Facebook’s Oversight Board is set to review the company’s decision to ban former President Trump indefinitely. While the board is intended to operate independently of Facebook to review its content moderation decisions, Facebook executive Nick Clegg said he expects the panel will approve of Facebook’s ban.
Amid a public outcry that Facebook’s content crackdowns lacked impartiality, Facebook announced last year that it would develop the Oversight Board to resemble something of a judiciary for content enforcement and governance on Facebook and Instagram. The board is technically separate from Facebook, though it operates with a $130 million trust from Facebook.
Mr. Clegg announced Thursday that Facebook had referred its decision to ban Mr. Trump to the Oversight Board, and noted on Twitter that Facebook executives “hope & expect” the board would affirm the ban.
“We believe our decision was necessary and right,” said Mr. Clegg in a post on Facebook’s blog. “Given its significance, we think it is important for the board to review it and reach an independent judgment on whether it should be upheld. While we await the board’s decision, Mr. Trump’s access will remain suspended indefinitely. We look forward to receiving the board’s decision — and we hope, given the clear justification for our actions on January 7, that it will uphold the choices we made.””
Earlier this month, Facebook prevented Mr. Trump for posting for 24 hours across its platforms in the aftermath of the riot at the Capitol. Then, Facebook CEO Mark Zuckerberg extended the ban at least “until the peaceful transition of power is complete.” After President Biden’s inauguration, Facebook indicated it has no plans to remove the ban.
Now that it has tasked the Oversight Board with reviewing the ban, Facebook is making the case that its unprecedented action was necessary because of the “unprecedented set of events.”
Mr.
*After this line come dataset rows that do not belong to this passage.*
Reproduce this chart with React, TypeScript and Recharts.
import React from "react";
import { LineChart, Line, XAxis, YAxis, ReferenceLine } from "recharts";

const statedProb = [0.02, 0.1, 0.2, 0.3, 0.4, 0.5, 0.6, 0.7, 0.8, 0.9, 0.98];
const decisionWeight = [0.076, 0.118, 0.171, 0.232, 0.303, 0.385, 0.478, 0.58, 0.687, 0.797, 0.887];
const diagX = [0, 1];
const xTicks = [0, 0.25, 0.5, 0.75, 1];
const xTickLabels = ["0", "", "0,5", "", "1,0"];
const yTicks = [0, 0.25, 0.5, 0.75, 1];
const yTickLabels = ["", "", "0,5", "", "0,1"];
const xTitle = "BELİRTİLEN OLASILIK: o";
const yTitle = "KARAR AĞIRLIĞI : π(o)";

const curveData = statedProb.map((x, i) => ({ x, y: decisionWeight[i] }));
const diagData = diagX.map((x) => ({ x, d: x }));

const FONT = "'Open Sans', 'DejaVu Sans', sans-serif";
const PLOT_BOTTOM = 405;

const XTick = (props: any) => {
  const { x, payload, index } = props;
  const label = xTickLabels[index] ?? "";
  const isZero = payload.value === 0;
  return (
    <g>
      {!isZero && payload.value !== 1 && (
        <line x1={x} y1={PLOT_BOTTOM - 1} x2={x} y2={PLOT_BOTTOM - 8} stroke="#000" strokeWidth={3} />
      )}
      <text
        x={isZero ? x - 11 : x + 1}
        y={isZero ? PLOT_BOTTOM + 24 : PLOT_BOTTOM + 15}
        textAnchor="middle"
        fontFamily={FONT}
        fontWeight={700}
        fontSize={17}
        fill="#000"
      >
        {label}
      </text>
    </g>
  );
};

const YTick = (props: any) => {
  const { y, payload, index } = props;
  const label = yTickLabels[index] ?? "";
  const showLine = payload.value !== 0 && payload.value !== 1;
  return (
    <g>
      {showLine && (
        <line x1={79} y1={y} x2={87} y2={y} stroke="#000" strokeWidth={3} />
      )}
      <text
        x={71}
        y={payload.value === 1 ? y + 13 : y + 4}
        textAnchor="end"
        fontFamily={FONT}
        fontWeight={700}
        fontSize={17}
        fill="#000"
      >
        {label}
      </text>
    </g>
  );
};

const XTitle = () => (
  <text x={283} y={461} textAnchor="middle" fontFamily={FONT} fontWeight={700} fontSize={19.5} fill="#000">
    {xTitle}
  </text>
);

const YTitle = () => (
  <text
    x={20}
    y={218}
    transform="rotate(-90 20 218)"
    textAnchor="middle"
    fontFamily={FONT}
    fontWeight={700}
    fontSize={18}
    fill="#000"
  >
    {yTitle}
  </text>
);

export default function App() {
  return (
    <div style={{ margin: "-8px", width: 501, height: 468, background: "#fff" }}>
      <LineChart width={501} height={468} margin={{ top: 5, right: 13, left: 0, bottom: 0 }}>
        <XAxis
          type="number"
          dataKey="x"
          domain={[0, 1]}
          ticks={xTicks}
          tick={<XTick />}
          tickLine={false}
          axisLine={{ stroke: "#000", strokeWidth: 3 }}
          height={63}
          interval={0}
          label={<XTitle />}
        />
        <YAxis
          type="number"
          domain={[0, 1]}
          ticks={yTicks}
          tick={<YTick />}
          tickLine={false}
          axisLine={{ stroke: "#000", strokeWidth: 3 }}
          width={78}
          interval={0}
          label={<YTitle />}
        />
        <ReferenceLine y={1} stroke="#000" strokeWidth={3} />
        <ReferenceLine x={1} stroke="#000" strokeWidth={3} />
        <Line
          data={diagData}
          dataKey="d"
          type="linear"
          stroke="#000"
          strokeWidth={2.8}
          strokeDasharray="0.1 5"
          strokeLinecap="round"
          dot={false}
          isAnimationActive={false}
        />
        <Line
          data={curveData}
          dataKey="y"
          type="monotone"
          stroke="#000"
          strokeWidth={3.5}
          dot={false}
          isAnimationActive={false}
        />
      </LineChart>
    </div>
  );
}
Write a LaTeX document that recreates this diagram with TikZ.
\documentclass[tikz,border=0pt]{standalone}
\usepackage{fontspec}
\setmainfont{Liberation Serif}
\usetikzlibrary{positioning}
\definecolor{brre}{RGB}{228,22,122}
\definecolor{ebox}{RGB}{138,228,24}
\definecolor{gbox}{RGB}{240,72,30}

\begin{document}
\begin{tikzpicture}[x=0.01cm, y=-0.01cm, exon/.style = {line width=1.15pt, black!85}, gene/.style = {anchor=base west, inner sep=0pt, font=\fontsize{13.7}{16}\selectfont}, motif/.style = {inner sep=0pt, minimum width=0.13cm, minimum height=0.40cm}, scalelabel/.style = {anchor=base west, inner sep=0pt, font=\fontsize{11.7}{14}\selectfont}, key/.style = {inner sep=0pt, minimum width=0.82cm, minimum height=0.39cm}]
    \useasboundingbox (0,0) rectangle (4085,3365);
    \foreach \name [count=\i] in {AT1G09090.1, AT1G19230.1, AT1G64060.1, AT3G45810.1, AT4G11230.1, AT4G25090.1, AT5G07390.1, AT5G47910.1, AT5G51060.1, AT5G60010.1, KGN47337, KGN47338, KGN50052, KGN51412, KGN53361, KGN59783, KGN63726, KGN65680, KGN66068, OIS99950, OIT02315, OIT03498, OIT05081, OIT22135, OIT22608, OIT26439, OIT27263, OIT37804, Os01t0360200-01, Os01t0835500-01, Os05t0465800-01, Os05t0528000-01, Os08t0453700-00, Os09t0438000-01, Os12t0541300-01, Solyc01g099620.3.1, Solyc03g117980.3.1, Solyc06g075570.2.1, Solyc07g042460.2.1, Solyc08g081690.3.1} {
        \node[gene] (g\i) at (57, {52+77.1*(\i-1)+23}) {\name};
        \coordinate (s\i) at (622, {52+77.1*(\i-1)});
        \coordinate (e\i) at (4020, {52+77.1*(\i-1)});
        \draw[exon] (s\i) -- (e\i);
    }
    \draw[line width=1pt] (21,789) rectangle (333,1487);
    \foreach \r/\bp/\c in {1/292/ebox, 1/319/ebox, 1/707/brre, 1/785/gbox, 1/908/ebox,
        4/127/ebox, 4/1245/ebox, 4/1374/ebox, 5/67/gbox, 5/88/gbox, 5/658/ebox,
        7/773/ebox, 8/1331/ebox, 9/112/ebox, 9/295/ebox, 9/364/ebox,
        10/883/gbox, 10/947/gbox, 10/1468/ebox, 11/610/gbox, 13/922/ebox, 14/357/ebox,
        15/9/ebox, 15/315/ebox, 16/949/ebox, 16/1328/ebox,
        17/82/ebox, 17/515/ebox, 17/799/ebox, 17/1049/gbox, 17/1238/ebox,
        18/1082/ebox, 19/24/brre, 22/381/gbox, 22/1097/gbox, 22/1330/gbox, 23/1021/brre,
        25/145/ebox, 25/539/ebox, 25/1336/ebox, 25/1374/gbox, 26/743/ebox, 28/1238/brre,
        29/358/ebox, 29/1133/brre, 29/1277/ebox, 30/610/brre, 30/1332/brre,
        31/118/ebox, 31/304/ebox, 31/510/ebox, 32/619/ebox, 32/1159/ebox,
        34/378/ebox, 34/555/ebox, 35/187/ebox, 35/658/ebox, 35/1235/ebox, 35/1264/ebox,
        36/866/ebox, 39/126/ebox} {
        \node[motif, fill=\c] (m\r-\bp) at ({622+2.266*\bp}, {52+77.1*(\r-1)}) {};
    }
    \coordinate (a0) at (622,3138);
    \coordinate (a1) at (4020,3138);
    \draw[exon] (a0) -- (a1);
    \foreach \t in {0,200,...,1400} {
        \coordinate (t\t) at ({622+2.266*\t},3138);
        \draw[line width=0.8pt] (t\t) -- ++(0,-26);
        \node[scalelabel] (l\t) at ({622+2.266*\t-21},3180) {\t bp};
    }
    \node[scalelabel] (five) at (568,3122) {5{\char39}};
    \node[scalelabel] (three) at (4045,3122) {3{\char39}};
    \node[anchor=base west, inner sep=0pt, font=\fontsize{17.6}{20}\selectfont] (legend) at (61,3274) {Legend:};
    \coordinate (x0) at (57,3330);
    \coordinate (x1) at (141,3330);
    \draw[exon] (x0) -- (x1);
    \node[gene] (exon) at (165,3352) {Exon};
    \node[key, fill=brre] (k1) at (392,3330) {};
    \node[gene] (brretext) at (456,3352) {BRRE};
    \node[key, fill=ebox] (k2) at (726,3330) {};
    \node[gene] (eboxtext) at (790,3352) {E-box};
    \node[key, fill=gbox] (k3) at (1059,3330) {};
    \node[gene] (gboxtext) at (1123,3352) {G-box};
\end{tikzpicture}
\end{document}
Clegg, who formerly served as deputy prime minister of the United Kingdom and leader of the Liberal Democrats, said Mr. Trump was “actively fomenting a violent insurrection designed to thwart the peaceful transition of power” and that the company’s first priority in banning the sitting president was “to assist in the peaceful transfer of power.”
“Some said that Facebook should have banned President Trump long ago, and that the violence on the Capitol was itself a product of social media; others that it was an unacceptable display of unaccountable corporate power over political speech,” said Mr. Clegg on Facebook’s blog. “We have taken the view that in open democracies people have a right to hear what their politicians are saying — the good, the bad and the ugly — so that they can be held to account. But it has never meant that politicians can say whatever they like.”
No timetable is set for when the board will issue an opinion on the ban, but Mr. Clegg said any decision would be posted on the Oversight Board’s website.